Beating the Curve with Design Patterns

27 Apr 2022

Have you ever started learning something new and had someone experienced give you tips on how to more effectively complete what you’re trying to accomplish? The person, having gone through the same learning process you are going through at some point in their life, gives you helpful advice that reduces your learning curve. The advice they offer was gained through trial and error on their part, refined, and then shared with you. Essentially, the tip saves you the time of having to undergo the trial and error yourself. In the field of coding, a similar phenomenon can be observed with design patterns.

Design patterns offer a high level reusable strategy for common software design problems. These strategies typically involve interactions between classes or objects and are found by experts in the field through well-tested and proven development models. Through using patterns identified over time, the development process for anyone coding is sped up. Different design patterns are ideas of how to solve different problems, but are not specific implementation guides. One design pattern could have a million different implementations, for example. It is essentially a template. There are three main types of design patterns: creational, structural, and behavioral.

Creational design patterns involve class instantiation and object creation. The factory method and Singleton are some creational design patterns. In the factory method, objects are created without their underlying logic exposed and additional dependent objects are not created. It is advantageous in that multiple objects from different classes can be returned and it can build additional objects. However, it is more complex than a class constructor to implement. The Singleton design pattern provides a ‘global variable’ in an object-oriented language that does not support global variables. It is easy to implement lazy initialization, but it is not thread-safe and global states are usually not recommended.

Structural design patterns aim to create larger classes and functionality from the organization of different classes. An adapter pattern is one example. When two interfaces are incompatible but want to form a relationship, an adapter relationship is established between the two of them so that the relationship is possible.

Behavioral design patterns identify communication patterns between objects. In this pattern, the algorithm, but not the algorithm structure, is modified to change the behavior of the application. Specifically, the source code cannot be modified, so a coder can add new code but not modify the existing code.

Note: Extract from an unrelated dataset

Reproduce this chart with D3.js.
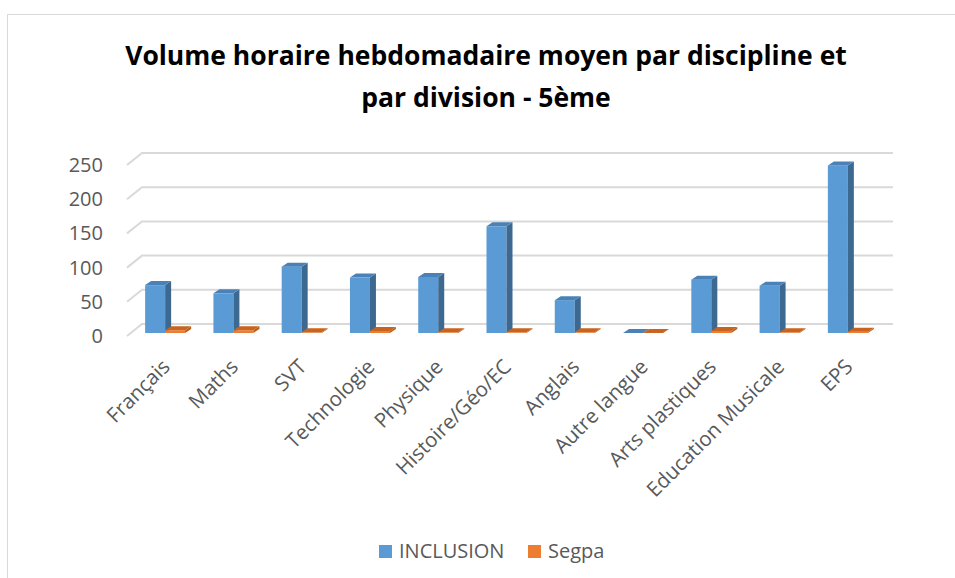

In my coding experience, I have used design patterns in some projects, such as Akamy-Rent. Recently when using Meteor to create web pages, the observer design pattern was utilized to publish and subscribe data. This enabled a subscriber, whom are unknown to publishers, to register and receive notifications from a provider. In my ICS 613 projects, the provider is MongoDB and the notifications are collections. Collections fall under another design pattern, the Singleton, since they share data ‘globally’. Reactive data is another related design pattern. It’s similar to the Observer design pattern and it functions by re-runing code it involves referencing a cursor in a specific collection when a collection is updated. To handle users logging into the application, a front controller design pattern, FlowRouter in the Akamy-Rent application, was utilized. Front controller design patterns are a centralized request handling mechanism and handles any authentication or logging in, then passing the request to the relevant handler.